Only the middle ground, where the expansion and the gravitational strength balance...allows life to form (p. 31, emp. added).
Brooks then asked, “Why does G [the designation for the gravitational constant—EL] have the value that allowed life to form in the cosmos?” (p. 31). His answer: “The simple but unsatisfying answer is that we could not be here to observe it if it were any different. As to the deeper answer—no one knows....We have never explained any basic constant of nature” (p. 31, emp. added).
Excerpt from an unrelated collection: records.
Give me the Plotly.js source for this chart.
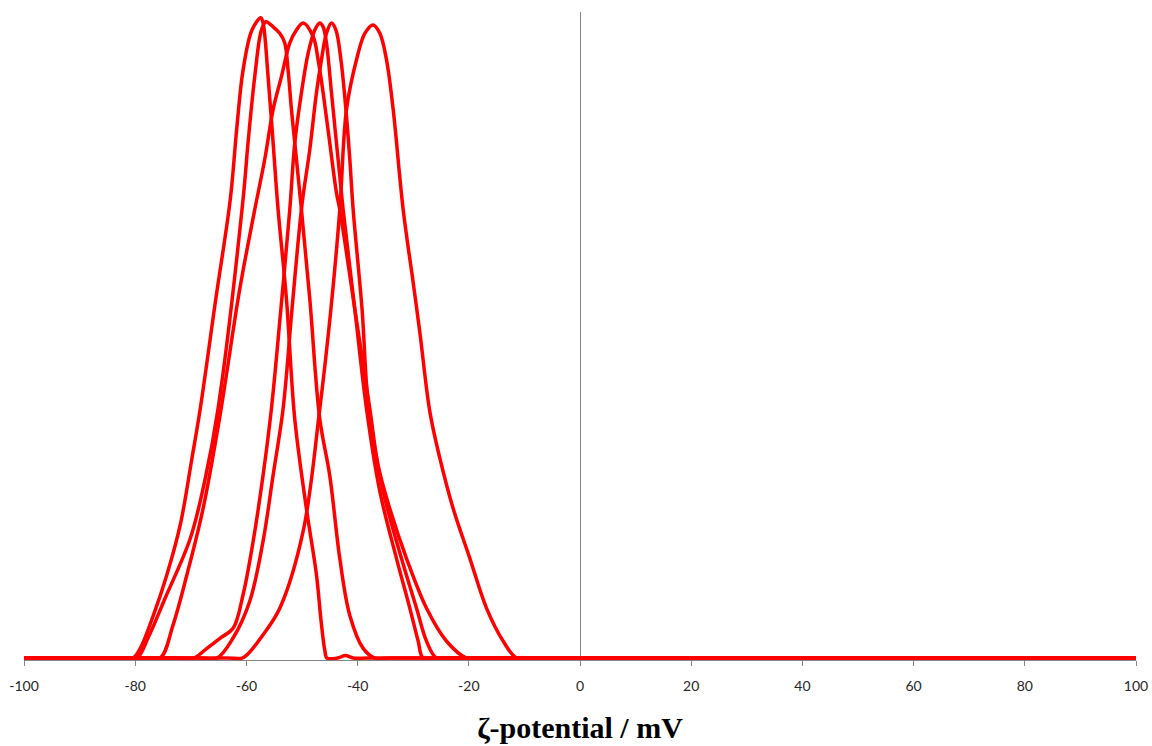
<!DOCTYPE html>
<html>
<head>
<meta charset="utf-8">
<script src="https://cdn.plot.ly/plotly-3.0.1.min.js"></script>
<style>
  html, body { margin: 0; padding: 0; background: #fff; }
  #chart { width: 1152px; height: 746px; }
</style>
</head>
<body>
<div id="chart"></div>
<script>
// ζ-potential distributions (x in mV, y = relative intensity, arbitrary units)
const zetaA = [-100, -83, -80.4, -79.1, -76.7, -74.3, -71.9, -69.8, -68.3, -65.5, -62.9, -61.7, -60.6, -59.0, -57.4, -57.0, -56.1, -55.2, -54.3, -52.8, -51.3, -49.2, -47.4, -46.6, -45.9, -45.5, -43.6, -42.2, -40.8, -38, 100];
const intA  = [0, 0, 0, 1.5, 6.7, 12.9, 20.6, 30.9, 38.6, 55.6, 71.0, 82.3, 91.0, 97.2, 99.1, 98.3, 90.0, 79.8, 69.4, 55.6, 37.0, 23.1, 12.9, 6.0, 1.2, 0, 0, 0.4, 0, 0, 0];

const zetaB = [-100, -82.5, -79.7, -77.7, -74.6, -70.1, -67.4, -65.1, -60.6, -59.7, -58.5, -57.3, -56.5, -55.2, -54.0, -53.1, -52.5, -51.9, -51.0, -50.1, -48.6, -46.8, -45.0, -43.2, -41.4, -39.0, -36.9, -34, 100];
const intB  = [0, 0, 0, 3.1, 9.3, 18.5, 27.8, 38.6, 71.0, 79.8, 90.0, 97.2, 98.5, 97.7, 96.7, 95.2, 91.0, 84.9, 77.2, 69.4, 55.6, 37.0, 28.2, 15.4, 6.6, 1.5, 0, 0, 0];

const zetaC = [-100, -78.5, -75.5, -73.2, -70.7, -67.8, -64.7, -61.2, -58.5, -56.7, -55.2, -53.7, -52.2, -51.0, -49.8, -48.0, -47.1, -46.2, -45.0, -43.8, -43.2, -40.5, -37.8, -36.3, -34.2, -31.2, -27.6, -24.0, -20.4, -17.5, 100];
const intC  = [0, 0, 0, 5.1, 12.9, 23.1, 37.8, 57.1, 69.4, 77.2, 84.9, 90.0, 95.2, 97.2, 98.3, 96.2, 92.6, 87.5, 79.7, 72.0, 69.4, 54.0, 38.6, 29.8, 23.1, 15.4, 7.7, 2.6, 0, 0, 0];

const zetaD = [-100, -72.5, -69.5, -67.1, -64.7, -62.4, -60.6, -58.8, -57.0, -55.5, -53.8, -52.2, -51.3, -50.1, -48.9, -47.7, -46.8, -46.2, -45.6, -44.7, -43.8, -42.6, -40.5, -38.4, -36.0, -33.0, -30.6, -29.1, -28.2, -25.3, 100];
const intD  = [0, 0, 0, 1.5, 3.1, 4.6, 9.8, 18.0, 28.3, 38.6, 54.0, 69.4, 79.7, 87.5, 93.6, 97.2, 98.3, 97.7, 95.2, 87.5, 79.7, 69.4, 54.0, 38.6, 25.8, 15.4, 7.7, 2.6, 0, 0, 0];

const zetaE = [-100, -68.3, -65.3, -62.4, -59.4, -57.0, -55.2, -53.4, -51.8, -50.0, -48.6, -47.4, -46.5, -45.6, -44.7, -43.9, -43.0, -42.1, -41.4, -40.8, -39.2, -38.0, -35.4, -32.1, -29.4, -27.6, -25.8, -22.8, 100];
const intE  = [0, 0, 0, 3.1, 8.8, 18.1, 28.3, 38.6, 54.0, 70.2, 78.7, 87.5, 92.6, 96.7, 98.3, 97.2, 92.6, 84.9, 77.2, 69.4, 54.0, 38.6, 25.8, 15.4, 7.7, 2.6, 0, 0, 0];

const zetaF = [-100, -63.5, -60.8, -59.9, -57.0, -54.0, -49.8, -46.8, -44.8, -43.2, -42.0, -40.2, -38.7, -37.2, -36.0, -34.8, -33.6, -31.8, -30.0, -28.8, -27.0, -25.2, -22.8, -19.8, -16.8, -13.8, -11.4, -8.5, 100];
const intF  = [0, 0, 0, 0.5, 3.6, 7.7, 19.6, 38.6, 54.0, 69.4, 84.9, 92.6, 96.7, 98.0, 96.7, 92.6, 84.9, 69.4, 58.1, 50.4, 38.1, 30.9, 23.1, 15.4, 7.7, 2.6, 0, 0, 0];

const tickVals = [-100, -80, -60, -40, -20, 0, 20, 40, 60, 80, 100];
const tickText = ['-100', '-80', '-60', '-40', '-20', '0', '20', '40', '60', '80', '100'];

const series = [
  [zetaA, intA], [zetaB, intB], [zetaC, intC],
  [zetaD, intD], [zetaE, intE], [zetaF, intF]
];

const traces = series.map(([x, y]) => ({
  type: 'scatter',
  mode: 'lines',
  x: x,
  y: y,
  line: { color: '#ff0000', width: 3.5, shape: 'spline', smoothing: 1 },
  hoverinfo: 'x+y',
  showlegend: false
}));

const layout = {
  width: 1152,
  height: 746,
  margin: { l: 24, r: 16, t: 12, b: 86 },
  paper_bgcolor: '#ffffff',
  plot_bgcolor: '#ffffff',
  showlegend: false,
  xaxis: {
    range: [-100, 100],
    tickmode: 'array',
    tickvals: tickVals,
    ticktext: tickText,
    ticks: 'outside',
    ticklen: 5,
    tickwidth: 1,
    tickcolor: '#868686',
    showline: true,
    linecolor: '#868686',
    linewidth: 1,
    showgrid: false,
    zeroline: true,
    zerolinecolor: '#868686',
    zerolinewidth: 1,
    ticklabelstandoff: 8,
    tickfont: { family: 'Lato, "Open Sans", sans-serif', size: 14, color: '#262626' },
    title: {
      text: 'ζ-potential / mV',
      font: { family: '"Liberation Serif", "Times New Roman", serif', size: 30, color: '#000000', weight: 'bold' },
      standoff: 24
    },
    automargin: false,
    fixedrange: true
  },
  yaxis: {
    range: [-0.3, 100],
    visible: false,
    showgrid: false,
    zeroline: false,
    fixedrange: true
  }
};

Plotly.newPlot('chart', traces, layout, { displayModeBar: false, staticPlot: true });
</script>
</body>
</html>
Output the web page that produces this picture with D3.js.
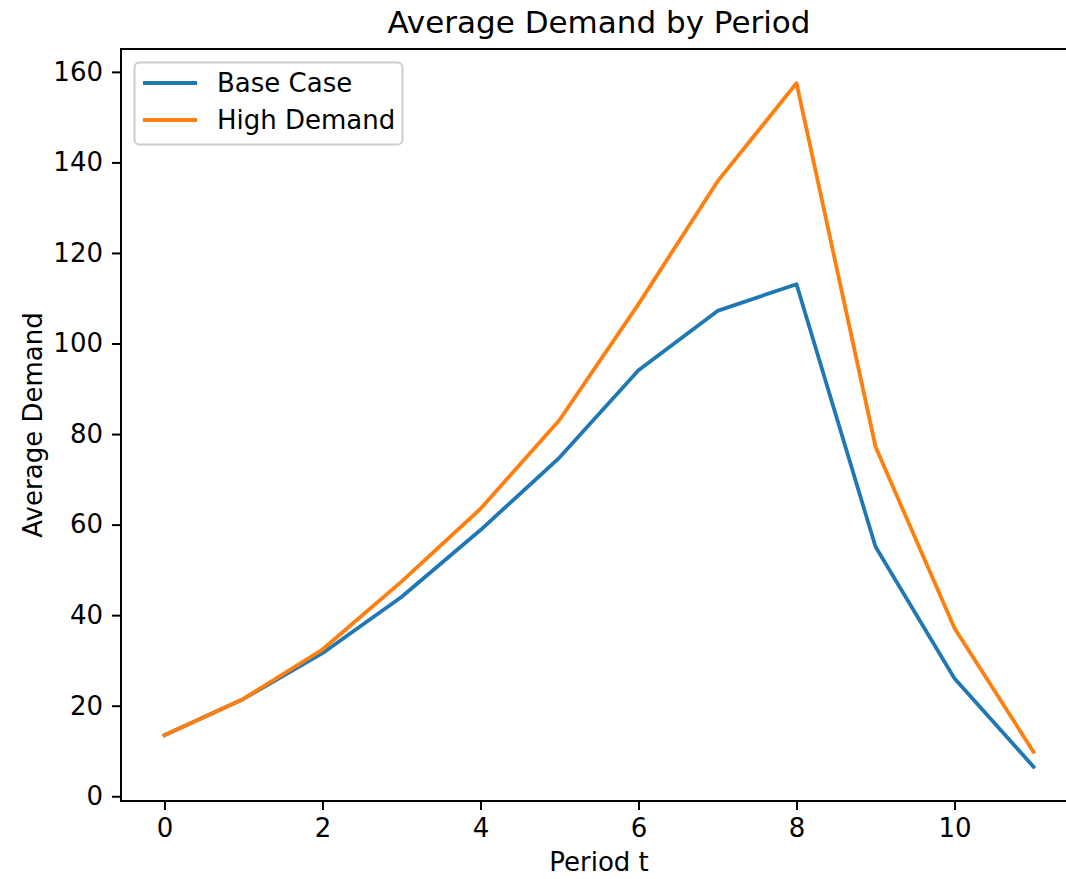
<!DOCTYPE html>
<html>
<head>
<meta charset="utf-8">
<script src="https://cdn.jsdelivr.net/npm/d3@7"></script>
<style>
  html, body { margin: 0; padding: 0; background: #fff; }
  svg text { font-family: "DejaVu Sans", sans-serif; fill: #000; }
</style>
</head>
<body>
<svg id="chart" width="1066" height="879"></svg>
<script>
const periods = [0, 1, 2, 3, 4, 5, 6, 7, 8, 9, 10, 11];
const baseCase = [13.5, 21.5, 31.6, 44.0, 58.8, 74.8, 94.1, 107.2, 113.1, 55.1, 26.0, 6.5];
const highDemand = [13.5, 21.5, 32.4, 47.4, 63.5, 83.1, 108.7, 135.8, 157.5, 77.2, 37.1, 9.8];
const seriesNames = ["Base Case", "High Demand"];
const seriesColors = ["#1f77b4", "#ff7f0e"];
const xTicks = [0, 2, 4, 6, 8, 10];
const yTicks = [0, 20, 40, 60, 80, 100, 120, 140, 160];

const svg = d3.select("#chart");
const mLeft = 121, mRight = 1077, mTop = 49, mBottom = 801;
const fs = 26;

const allVals = baseCase.concat(highDemand);
const yMin = d3.min(allVals), yMax = d3.max(allVals);
const yPad = (yMax - yMin) * 0.05;
const x = d3.scaleLinear().domain([-0.55, 11.55]).range([mLeft, mRight]);
const y = d3.scaleLinear().domain([yMin - yPad, yMax + yPad]).range([mBottom, mTop]);

// axes
const xAxis = d3.axisBottom(x).tickValues(xTicks).tickSizeOuter(0).tickSize(9).tickPadding(9);
const yAxis = d3.axisLeft(y).tickValues(yTicks).tickSizeOuter(0).tickSize(9).tickPadding(9);

const gx = svg.append("g").attr("transform", `translate(0,${mBottom})`).call(xAxis);
const gy = svg.append("g").attr("transform", `translate(${mLeft},0)`).call(yAxis);
[gx, gy].forEach(g => {
  g.select(".domain").remove();
  g.selectAll(".tick line").attr("stroke", "#000").attr("stroke-width", 2);
  g.selectAll(".tick text").attr("font-size", fs).attr("font-family", "DejaVu Sans");
});

// lines
const line = d3.line().x((d, i) => x(periods[i])).y(d => y(d));
[baseCase, highDemand].forEach((s, k) => {
  svg.append("path").datum(s)
    .attr("d", line)
    .attr("fill", "none")
    .attr("stroke", seriesColors[k])
    .attr("stroke-width", 3.8)
    .attr("stroke-linejoin", "round")
    .attr("stroke-linecap", "square");
});

// spines
svg.append("rect").attr("x", mLeft).attr("y", mTop).attr("width", mRight - mLeft).attr("height", mBottom - mTop)
  .attr("fill", "none").attr("stroke", "#000").attr("stroke-width", 2);

// title & labels
svg.append("text").attr("x", (mLeft + mRight) / 2).attr("y", 33).attr("text-anchor", "middle")
  .attr("font-size", 31).text("Average Demand by Period");
svg.append("text").attr("x", (mLeft + mRight) / 2).attr("y", 871).attr("text-anchor", "middle")
  .attr("font-size", fs).text("Period t");
svg.append("text").attr("transform", `translate(42,${(mTop + mBottom) / 2}) rotate(-90)`)
  .attr("text-anchor", "middle").attr("font-size", fs).text("Average Demand");

// legend
const lg = svg.append("g");
lg.append("rect").attr("x", 134.5).attr("y", 62.5).attr("width", 268).attr("height", 82).attr("rx", 5)
  .attr("fill", "#fff").attr("fill-opacity", 0.8).attr("stroke", "#ccc").attr("stroke-width", 2);
seriesNames.forEach((name, k) => {
  const cy = 83 + k * 37;
  lg.append("line").attr("x1", 143).attr("x2", 197).attr("y1", cy).attr("y2", cy)
    .attr("stroke", seriesColors[k]).attr("stroke-width", 3.8);
  lg.append("text").attr("x", 217).attr("y", cy + 9).attr("font-size", fs).text(name);
});
</script>
</body>
</html>
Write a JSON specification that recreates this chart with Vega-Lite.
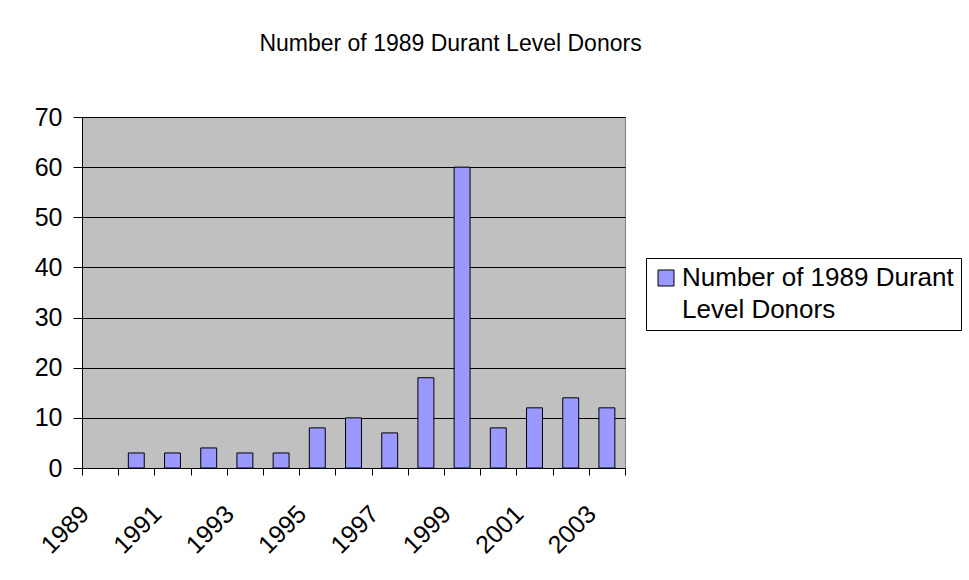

Evolutionists like Michael Brooks admit that “no one knows” why the force of gravity is so perfect as to allow life to exist on Earth. Evolutionists acknowledge: “We have never explained any basic constant in nature.” Atheistic evolutionists allege that the Universe and its laws are the result of mindless, naturalistic, random processes, yet at the same time they contend that it is “uniquely hospitable,” “remarkable,” and “ordered in an intelligible way” (Davies, pp. 30,34). In a New Scientist article titled “Laying Down the Laws,” Paul Davies of Arizona State University admitted the many examples of “uncanny bio-friendly ‘coincidences’” and “fine-tuned properties” of the Universe (p. 30). He then wrote: “Like Baby Bear’s porridge in the story of Goldilocks, our universe seems ‘just right’ for life. It looks, to use astronomer Fred Hoyle’s dramatic description, as if ‘a super-intellect has been monkeying with
physics’” (p. 30).
physics’” (p. 30).
In truth, it “looks...as if a super-intellect” lies behind the precise, fine-tuned, law-driven Universe, because there is a Super-intellect behind it all. The simple, satisfying answer for why the Universe works so well, and for why Earth is so perfect for life’s existence, is because the Universe has a fine-tuner. Just as a fine-tuned automobile demands a tuner, so our fine-tuned Universe demands a designer. Nothing makes sense if an ultimate Tuner does not exist, but everything makes sense if He does. Indeed, “In the beginning God created the heavens and the Earth” (Genesis 1:1). He ordained the moon and the stars. The heavens are the work of His fingers (Psalm 8:3). They declare His glory (Psalm 19:1). “He upholds all things by the word of His power” (Hebrews 1:3, NASB). The infinite, eternal Creator “is before all things, and in Him all things consist” (Colossians 1:17). He is the ultimate tuner of all that is finely tuned.
REFERENCES
Brooks, Michael (2009), “Seven Mysteries of Gravity,” New Scientist, 202[2712]:28-32, June 13.
Davies, Paul (2007), “Laying Down the Laws,” New Scientist, 194[2610]:30-34, June 29.